It is something that has been in the back of my mind for the last couple weeks. It was hard to put my finger on it, but it seems to have crystallized in my thoughts. It leaves me feeling nostalgic and hopeful.
It is hard to grasp what you are learning through an experience while you are in the midst of it. Often the lesson isn’t obvious until after you have the opportunity to look back. I find that is the case for me when I look back at this last season.
I think I fooled myself into thinking that I was over my June 2010 accident. The fact that I was so quickly able to get back on the bike and even complete the 2010 Ride for Mike only a month after ditching my neck brace gave me the illusion that I would quickly be back up the speed. Surely an off-season and some good spring training would get me right back up there.
It didn’t happen. It was a very frustrating racing season for me. There were multiple DNF’s and I didn’t race nearly as much as I did the previous year. I was mentally out of it and not positive at all. Sure, there were flashes of power and the data showed that I was physically close to where I was in early 2010 — the best months of my life on a bicycle.
First, there was the lingering issue of my hip. I rode through the entire season with hip pain. While my legs were putting out power, my right leg would fatigue. Over the last month, I have started to notice a significant decrease in the pain. My ability to hold an effort has also improved.
Not sure what has caused it. Perhaps it is the shift in focus from big power intervals to more tempo riding. Perhaps this has taken some of the strain off my leg and has allowed it to heal. Then again, maybe it is just that time has finally started having its affect. Whatever the case, I didn’t realize how much of an influence that pain had on me until it diminished.
Second, there is a difference between strength and power. Power is what you can apply to the pedals to make the bicycle go. Strength is the ability to sustain that effort. I was able to return to the same power numbers pretty quickly. However, I just didn’t have the strength to maintain it.

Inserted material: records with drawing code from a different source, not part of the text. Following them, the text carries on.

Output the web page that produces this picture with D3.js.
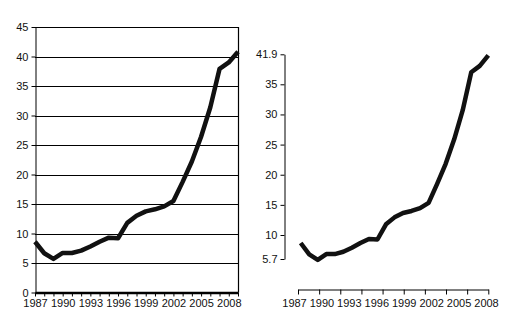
<!DOCTYPE html>
<html><head><meta charset="utf-8">
<script src="https://cdn.jsdelivr.net/npm/d3@7"></script>
<style>
html,body{margin:0;padding:0;background:#fff;}
svg{display:block;}
text{font-family:"Liberation Sans",Arial,sans-serif;font-size:11px;fill:#111;}
</style></head>
<body>
<svg id="c" width="514" height="330"></svg>
<script>
// ---- data ----
const years = [1987,1988,1989,1990,1991,1992,1993,1994,1995,1996,1997,1998,1999,2000,2001,2002,2003,2004,2005,2006,2007,2008,2009];
const values = [8.6,6.65,5.7,6.7,6.7,7.1,7.8,8.6,9.3,9.2,11.8,13.0,13.75,14.1,14.6,15.5,18.75,22.2,26.4,31.4,37.9,39.0,40.8];
const xLabelYears = [1987,1990,1993,1996,1999,2002,2005,2008];
const yTicksLeft = [0,5,10,15,20,25,30,35,40,45];
const yTicksRightPos = [5.7,10,15,20,25,30,35,41.9];
const yTickLabelsRight = ["5.7","10","15","20","25","30","35","41.9"];
const rightXTickIdx = [0,1,2,3,4,5,6,7,8,9];

const svg = d3.select("#c");
const data = years.map((y,i)=>({year:y, v:values[i]}));

// ================= LEFT CHART =================
const xL = d3.scaleLinear().domain([1987,2009]).range([35,238]);
const yL = d3.scaleLinear().domain([0,45]).range([292.5,27]);
const gL = svg.append("g");

// gridlines
gL.selectAll("line.grid").data(yTicksLeft.filter(d=>d>0)).join("line")
  .attr("x1",xL(1987)).attr("x2",xL(2009))
  .attr("y1",d=>Math.round(yL(d))+0.5).attr("y2",d=>Math.round(yL(d))+0.5)
  .attr("stroke","#000").attr("stroke-width",1);
// right border
gL.append("line").attr("x1",238.5).attr("x2",238.5).attr("y1",Math.round(yL(45))).attr("y2",yL(0))
  .attr("stroke","#000").attr("stroke-width",1.2);

// y axis
const yAxL = gL.append("g").attr("transform","translate(35.5,0)")
  .call(d3.axisLeft(yL).tickValues(yTicksLeft).tickSize(4).tickSizeOuter(0).tickPadding(3));
// x axis
const xAxL = gL.append("g").attr("transform",`translate(0,${yL(0)})`)
  .call(d3.axisBottom(xL).tickValues(years).tickSize(4).tickSizeOuter(0).tickPadding(3)
    .tickFormat(d=>xLabelYears.includes(d)?String(d):""));
xAxL.select(".domain").attr("stroke-width",2.5);
[yAxL,xAxL].forEach(a=>{
  a.attr("font-family",null).attr("font-size",null);
  a.selectAll("line").attr("stroke","#000");
  a.select(".domain").attr("stroke","#000");
  a.selectAll("text").attr("fill","#111");
});

// line
const lineL = d3.line().x(d=>xL(d.year)).y(d=>yL(d.v));
gL.append("path").datum(data).attr("d",lineL)
  .attr("fill","none").attr("stroke","#111").attr("stroke-width",4.5)
  .attr("stroke-linejoin","round");

// ================= RIGHT CHART =================
const yAxisR = d3.scaleLinear().domain([5.7,10,35,41.9]).range([259,235,84.3,54.3]);
const yR = d3.scaleLinear().domain([5.7,41.9]).range([259.9,49]);
const xR = d3.scaleLinear().domain([1987,2009]).range([300.7,488.3]);
const xTickR = d3.scaleLinear().domain([0,9]).range([298,488.3]);
const xLabR = d3.scalePoint().domain(xLabelYears).range([294,486]);
const gR = svg.append("g");

const yAxR = gR.append("g").attr("transform","translate(284.5,0)")
  .call(d3.axisLeft(yAxisR).tickValues(yTicksRightPos).tickSize(4).tickSizeOuter(0).tickPadding(3)
    .tickFormat((d,i)=>yTickLabelsRight[i]));
const xTkR = gR.append("g").attr("transform","translate(0,289.5)")
  .call(d3.axisBottom(xTickR).tickValues(rightXTickIdx).tickSize(5).tickSizeOuter(0).tickFormat(""));
const xLbR = gR.append("g").attr("transform","translate(0,289.5)")
  .call(d3.axisBottom(xLabR).tickSize(0).tickPadding(10));
xLbR.select(".domain").remove();
[yAxR,xTkR,xLbR].forEach(a=>{
  a.attr("font-family",null).attr("font-size",null);
  a.selectAll("line").attr("stroke","#000");
  a.select(".domain").attr("stroke","#000");
  a.selectAll("text").attr("fill","#111");
});

const lineR = d3.line().x(d=>xR(d.year)).y(d=>yR(d.v));
gR.append("path").datum(data).attr("d",lineR)
  .attr("fill","none").attr("stroke","#111").attr("stroke-width",4.5)
  .attr("stroke-linejoin","round");
</script>
</body></html>
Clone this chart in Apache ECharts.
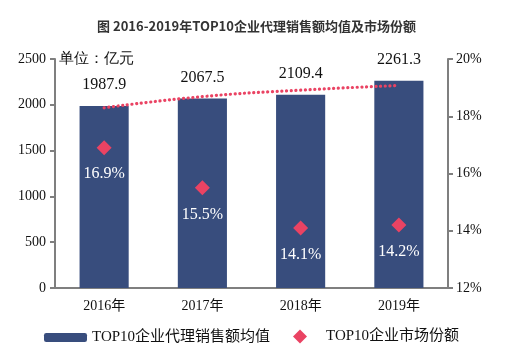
<!DOCTYPE html>
<html><head><meta charset="utf-8">
<script src="https://cdn.jsdelivr.net/npm/echarts@6/dist/echarts.min.js"></script>
<style>html,body{margin:0;padding:0;background:#fff}#c{width:513px;height:356px}</style>
</head><body><div id="c"></div>
<script>
const categories = ['2016年','2017年','2018年','2019年'];
const salesAvg = [1987.9, 2067.5, 2109.4, 2261.3];
const marketShare = [16.9, 15.5, 14.1, 14.2];
const trendValues = [1967, 2089, 2160, 2211];
const leftTicks = {min:0, max:2500, interval:500};
const rightTicks = {min:12, max:20, interval:2};

const SERIF = '"Liberation Serif","Times New Roman","Noto Sans CJK SC",serif';
const chart = echarts.init(document.getElementById('c'));
chart.setOption({
  animation:false,
  title:{text:'图 2016-2019年TOP10企业代理销售额均值及市场份额', left:'center', top:15,
    textStyle:{fontSize:13, fontWeight:'bold', color:'#333', fontFamily:'"Noto Sans CJK SC",sans-serif'}},
  graphic:[{type:'text', left:59, top:51, style:{text:'单位：亿元', fontSize:15, fill:'#111', font:'15px "Noto Sans CJK SC",sans-serif'}}],
  legend:[
    {data:['TOP10企业代理销售额均值'], left:39, top:325, itemWidth:43, itemHeight:9, itemGap:5,
     textStyle:{fontSize:15, color:'#111', fontFamily:SERIF}},
    {data:['TOP10企业市场份额'], left:288, top:324, itemWidth:14, itemHeight:14,
     itemStyle:{opacity:1},
     textStyle:{fontSize:15, color:'#111', fontFamily:SERIF, padding:[0,0,0,14]}}
  ],
  grid:{left:55, right:65, top:59, bottom:68},
  xAxis:{type:'category', data:categories,
    axisLine:{lineStyle:{color:'#7f7f7f', width:2}}, axisTick:{show:false},
    axisLabel:{fontSize:14, color:'#111', fontFamily:SERIF, margin:11}},
  yAxis:[
    {type:'value', min:leftTicks.min, max:leftTicks.max, interval:leftTicks.interval, splitLine:{show:false},
     axisLine:{show:true, lineStyle:{color:'#7f7f7f', width:2}}, axisTick:{show:true, length:5, lineStyle:{color:'#7f7f7f', width:2}},
     axisLabel:{fontSize:14, color:'#111', fontFamily:SERIF, margin:9, formatter:v=>String(v)}},
    {type:'value', min:rightTicks.min, max:rightTicks.max, interval:rightTicks.interval, splitLine:{show:false},
     axisLine:{show:true, lineStyle:{color:'#7f7f7f', width:2}}, axisTick:{show:true, length:5, lineStyle:{color:'#7f7f7f', width:2}},
     axisLabel:{fontSize:14, color:'#111', fontFamily:SERIF, margin:8, formatter:'{value}%'}}
  ],
  series:[
    {name:'TOP10企业代理销售额均值', type:'bar', data:salesAvg, barWidth:'50%', yAxisIndex:0,
     itemStyle:{color:'#384d7d'},
     label:{show:true, position:'top', distance:13, fontSize:16, color:'#111', fontFamily:SERIF,
       formatter:p=>p.value.toFixed(1)}, z:2},
    {name:'trend', type:'line', data:trendValues, yAxisIndex:0, smooth:true, symbol:'none',
     lineStyle:{color:'#ea4363', width:3.2, type:[0.1,4.6], cap:'round'}, z:3, silent:true},
    {name:'TOP10企业市场份额', type:'scatter', data:marketShare, yAxisIndex:1, symbol:'diamond', symbolSize:[15,15],
     itemStyle:{color:'#ea4363', opacity:1},
     label:{show:true, position:'bottom', distance:11, fontSize:16, color:'#fff', fontFamily:SERIF,
       formatter:p=>p.value.toFixed(1)+'%'}, z:4}
  ]
});
</script></body></html>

This year I would go out to do intervals and I could match the same intervals as the year before. The difference was what happened after the interval ended? In 2011 I was aiming for the end of the interval. My guess (looking back) is that the big difference between 2010 and 2011 was that in the earlier year, I could have done much more with the time following the interval than in 2011.
It is just a feeling. Fact is I feel stronger right now than ever before this year. I feel like going out and doing an FTP test just to see if the feeling matches reality. The questions that swirled in my mind during the season are settling down. I’m not questioning my strength anymore.
Last, I’m just feeling much more comfortable on the bike. I realize now just how stiff I was on the bike. Now I’m finally getting my hands out comfortably on the tips of my hoods with my back flat. I’m able to bend my neck without becoming so quickly fatigued. My legs have a feeling that it is a supple power I’m producing instead of a chunky kind.
Again, had you asked how I was doing during the season, I would have told you that I was back. Now I realize just how much I wasn’t. It is a good feeling.
I realize this might all just sound like crazy talk to you. However, to me it is so clear. I begin to understand how a major accident can have long-term ramifications. Even when you think you have gone beyond it, there are lingering affects that just require the passage of time to bring you healing.
So, going forward I realize that 1) I should not fool myself into thinking I’m in some place that I am not. Don’t oversell yourself to yourself. Be willing to accept that you aren’t what you once were – yet. 2) I should look for the improvements. The diminishing pain, the flexibility on the bike, the suppleness of the legs — these are all encouraging signs. Look for more of them and focus on the confidence they bring. 3) I should focus on those things that allow me to improve – emotionally, physically, and mentally.
For now, I need to put racing out of my mind. Rediscovering the joy of the long ride, the anticipation of exploring a new road, and just riding my bike have helped bring back something I was missing. The fact that I am looking forward to the pain and suffering of the 2011 Ride for Mike is definitely a good sign!
What will 2012 hold? I don’t know. I’ll pedal over that bridge when I get to it.